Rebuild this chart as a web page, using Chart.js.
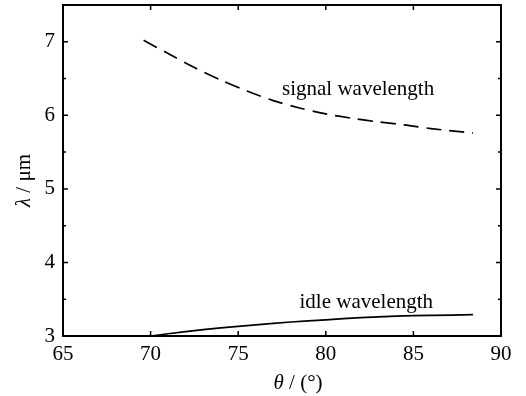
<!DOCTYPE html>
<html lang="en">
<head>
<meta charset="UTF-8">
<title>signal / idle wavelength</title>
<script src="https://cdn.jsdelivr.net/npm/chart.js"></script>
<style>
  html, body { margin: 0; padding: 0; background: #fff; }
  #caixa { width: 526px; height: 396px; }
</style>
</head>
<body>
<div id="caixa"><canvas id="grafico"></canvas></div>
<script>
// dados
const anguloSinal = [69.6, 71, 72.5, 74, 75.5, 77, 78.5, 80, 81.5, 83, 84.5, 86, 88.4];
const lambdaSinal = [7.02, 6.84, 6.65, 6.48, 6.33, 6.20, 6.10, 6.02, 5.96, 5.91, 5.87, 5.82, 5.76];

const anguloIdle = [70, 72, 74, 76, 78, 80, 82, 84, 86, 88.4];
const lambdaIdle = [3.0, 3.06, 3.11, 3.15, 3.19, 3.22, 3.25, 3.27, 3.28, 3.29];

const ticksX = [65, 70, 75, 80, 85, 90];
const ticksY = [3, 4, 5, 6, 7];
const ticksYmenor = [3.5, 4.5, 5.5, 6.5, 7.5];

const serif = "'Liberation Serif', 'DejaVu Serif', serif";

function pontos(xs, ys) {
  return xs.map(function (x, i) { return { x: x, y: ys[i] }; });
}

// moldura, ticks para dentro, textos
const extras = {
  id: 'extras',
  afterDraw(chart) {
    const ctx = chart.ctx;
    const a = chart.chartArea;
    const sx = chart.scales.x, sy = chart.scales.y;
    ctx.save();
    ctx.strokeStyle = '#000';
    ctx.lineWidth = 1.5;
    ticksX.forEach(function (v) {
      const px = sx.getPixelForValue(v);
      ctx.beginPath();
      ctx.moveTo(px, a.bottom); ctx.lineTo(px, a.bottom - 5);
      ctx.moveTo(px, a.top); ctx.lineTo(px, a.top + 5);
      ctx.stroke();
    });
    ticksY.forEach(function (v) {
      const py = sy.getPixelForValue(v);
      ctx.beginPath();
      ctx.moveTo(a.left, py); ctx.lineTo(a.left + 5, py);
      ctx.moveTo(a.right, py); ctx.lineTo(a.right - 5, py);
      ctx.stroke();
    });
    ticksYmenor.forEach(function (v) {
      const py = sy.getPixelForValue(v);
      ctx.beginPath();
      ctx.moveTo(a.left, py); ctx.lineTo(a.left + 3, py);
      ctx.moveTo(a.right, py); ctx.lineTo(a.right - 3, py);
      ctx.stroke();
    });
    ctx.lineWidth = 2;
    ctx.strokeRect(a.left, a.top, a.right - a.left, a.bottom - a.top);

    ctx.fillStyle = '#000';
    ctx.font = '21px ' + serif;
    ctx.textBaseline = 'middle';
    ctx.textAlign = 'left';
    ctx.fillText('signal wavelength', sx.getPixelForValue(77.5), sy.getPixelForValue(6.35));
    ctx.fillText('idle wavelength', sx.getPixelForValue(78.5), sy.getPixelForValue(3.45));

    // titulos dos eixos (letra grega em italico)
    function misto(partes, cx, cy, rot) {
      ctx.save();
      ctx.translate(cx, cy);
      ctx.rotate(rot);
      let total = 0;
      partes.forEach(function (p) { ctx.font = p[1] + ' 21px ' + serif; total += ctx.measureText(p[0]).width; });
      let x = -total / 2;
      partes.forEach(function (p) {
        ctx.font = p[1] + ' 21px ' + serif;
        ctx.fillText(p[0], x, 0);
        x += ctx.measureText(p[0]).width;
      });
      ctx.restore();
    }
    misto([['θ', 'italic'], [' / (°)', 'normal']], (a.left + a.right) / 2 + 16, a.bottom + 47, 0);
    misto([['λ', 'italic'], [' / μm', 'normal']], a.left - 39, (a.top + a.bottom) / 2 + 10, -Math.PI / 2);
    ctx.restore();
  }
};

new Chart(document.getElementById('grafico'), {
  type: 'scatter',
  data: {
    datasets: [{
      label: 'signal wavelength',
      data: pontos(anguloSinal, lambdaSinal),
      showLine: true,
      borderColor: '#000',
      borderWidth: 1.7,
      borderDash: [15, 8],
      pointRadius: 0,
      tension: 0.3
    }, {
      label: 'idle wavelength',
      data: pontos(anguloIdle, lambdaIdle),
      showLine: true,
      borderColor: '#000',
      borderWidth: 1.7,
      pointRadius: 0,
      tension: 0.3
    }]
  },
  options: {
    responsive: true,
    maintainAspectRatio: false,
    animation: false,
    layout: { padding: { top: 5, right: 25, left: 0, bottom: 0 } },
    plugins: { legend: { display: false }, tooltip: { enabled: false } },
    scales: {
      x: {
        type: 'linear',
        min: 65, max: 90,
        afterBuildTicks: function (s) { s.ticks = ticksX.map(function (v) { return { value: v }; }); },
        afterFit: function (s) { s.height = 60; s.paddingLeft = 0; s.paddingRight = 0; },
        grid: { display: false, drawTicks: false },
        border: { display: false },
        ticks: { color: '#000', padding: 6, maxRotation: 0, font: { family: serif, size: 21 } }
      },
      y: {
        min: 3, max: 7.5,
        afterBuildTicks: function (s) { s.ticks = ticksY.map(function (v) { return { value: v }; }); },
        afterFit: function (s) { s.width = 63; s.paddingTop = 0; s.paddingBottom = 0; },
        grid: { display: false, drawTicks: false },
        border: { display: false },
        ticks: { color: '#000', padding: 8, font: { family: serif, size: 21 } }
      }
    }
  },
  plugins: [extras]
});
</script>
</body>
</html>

....................

> **OBJECTIVE**
The listing above needs to be output again exactly. Don't include the pictures.

> **FINAL RESULT**
Rebuild this chart as a web page, using Chart.js.
<!DOCTYPE html>
<html lang="en">
<head>
<meta charset="UTF-8">
<title>signal / idle wavelength</title>
<script src="https://cdn.jsdelivr.net/npm/chart.js"></script>
<style>
  html, body { margin: 0; padding: 0; background: #fff; }
  #caixa { width: 526px; height: 396px; }
</style>
</head>
<body>
<div id="caixa"><canvas id="grafico"></canvas></div>
<script>
// dados
const anguloSinal = [69.6, 71, 72.5, 74, 75.5, 77, 78.5, 80, 81.5, 83, 84.5, 86, 88.4];
const lambdaSinal = [7.02, 6.84, 6.65, 6.48, 6.33, 6.20, 6.10, 6.02, 5.96, 5.91, 5.87, 5.82, 5.76];

const anguloIdle = [70, 72, 74, 76, 78, 80, 82, 84, 86, 88.4];
const lambdaIdle = [3.0, 3.06, 3.11, 3.15, 3.19, 3.22, 3.25, 3.27, 3.28, 3.29];

const ticksX = [65, 70, 75, 80, 85, 90];
const ticksY = [3, 4, 5, 6, 7];
const ticksYmenor = [3.5, 4.5, 5.5, 6.5, 7.5];

const serif = "'Liberation Serif', 'DejaVu Serif', serif";

function pontos(xs, ys) {
  return xs.map(function (x, i) { return { x: x, y: ys[i] }; });
}

// moldura, ticks para dentro, textos
const extras = {
  id: 'extras',
  afterDraw(chart) {
    const ctx = chart.ctx;
    const a = chart.chartArea;
    const sx = chart.scales.x, sy = chart.scales.y;
    ctx.save();
    ctx.strokeStyle = '#000';
    ctx.lineWidth = 1.5;
    ticksX.forEach(function (v) {
      const px = sx.getPixelForValue(v);
      ctx.beginPath();
      ctx.moveTo(px, a.bottom); ctx.lineTo(px, a.bottom - 5);
      ctx.moveTo(px, a.top); ctx.lineTo(px, a.top + 5);
      ctx.stroke();
    });
    ticksY.forEach(function (v) {
      const py = sy.getPixelForValue(v);
      ctx.beginPath();
      ctx.moveTo(a.left, py); ctx.lineTo(a.left + 5, py);
      ctx.moveTo(a.right, py); ctx.lineTo(a.right - 5, py);
      ctx.stroke();
    });
    ticksYmenor.forEach(function (v) {
      const py = sy.getPixelForValue(v);
      ctx.beginPath();
      ctx.moveTo(a.left, py); ctx.lineTo(a.left + 3, py);
      ctx.moveTo(a.right, py); ctx.lineTo(a.right - 3, py);
      ctx.stroke();
    });
    ctx.lineWidth = 2;
    ctx.strokeRect(a.left, a.top, a.right - a.left, a.bottom - a.top);

    ctx.fillStyle = '#000';
    ctx.font = '21px ' + serif;
    ctx.textBaseline = 'middle';
    ctx.textAlign = 'left';
    ctx.fillText('signal wavelength', sx.getPixelForValue(77.5), sy.getPixelForValue(6.35));
    ctx.fillText('idle wavelength', sx.getPixelForValue(78.5), sy.getPixelForValue(3.45));

    // titulos dos eixos (letra grega em italico)
    function misto(partes, cx, cy, rot) {
      ctx.save();
      ctx.translate(cx, cy);
      ctx.rotate(rot);
      let total = 0;
      partes.forEach(function (p) { ctx.font = p[1] + ' 21px ' + serif; total += ctx.measureText(p[0]).width; });
      let x = -total / 2;
      partes.forEach(function (p) {
        ctx.font = p[1] + ' 21px ' + serif;
        ctx.fillText(p[0], x, 0);
        x += ctx.measureText(p[0]).width;
      });
      ctx.restore();
    }
    misto([['θ', 'italic'], [' / (°)', 'normal']], (a.left + a.right) / 2 + 16, a.bottom + 47, 0);
    misto([['λ', 'italic'], [' / μm', 'normal']], a.left - 39, (a.top + a.bottom) / 2 + 10, -Math.PI / 2);
    ctx.restore();
  }
};

new Chart(document.getElementById('grafico'), {
  type: 'scatter',
  data: {
    datasets: [{
      label: 'signal wavelength',
      data: pontos(anguloSinal, lambdaSinal),
      showLine: true,
      borderColor: '#000',
      borderWidth: 1.7,
      borderDash: [15, 8],
      pointRadius: 0,
      tension: 0.3
    }, {
      label: 'idle wavelength',
      data: pontos(anguloIdle, lambdaIdle),
      showLine: true,
      borderColor: '#000',
      borderWidth: 1.7,
      pointRadius: 0,
      tension: 0.3
    }]
  },
  options: {
    responsive: true,
    maintainAspectRatio: false,
    animation: false,
    layout: { padding: { top: 5, right: 25, left: 0, bottom: 0 } },
    plugins: { legend: { display: false }, tooltip: { enabled: false } },
    scales: {
      x: {
        type: 'linear',
        min: 65, max: 90,
        afterBuildTicks: function (s) { s.ticks = ticksX.map(function (v) { return { value: v }; }); },
        afterFit: function (s) { s.height = 60; s.paddingLeft = 0; s.paddingRight = 0; },
        grid: { display: false, drawTicks: false },
        border: { display: false },
        ticks: { color: '#000', padding: 6, maxRotation: 0, font: { family: serif, size: 21 } }
      },
      y: {
        min: 3, max: 7.5,
        afterBuildTicks: function (s) { s.ticks = ticksY.map(function (v) { return { value: v }; }); },
        afterFit: function (s) { s.width = 63; s.paddingTop = 0; s.paddingBottom = 0; },
        grid: { display: false, drawTicks: false },
        border: { display: false },
        ticks: { color: '#000', padding: 8, font: { family: serif, size: 21 } }
      }
    }
  },
  plugins: [extras]
});
</script>
</body>
</html>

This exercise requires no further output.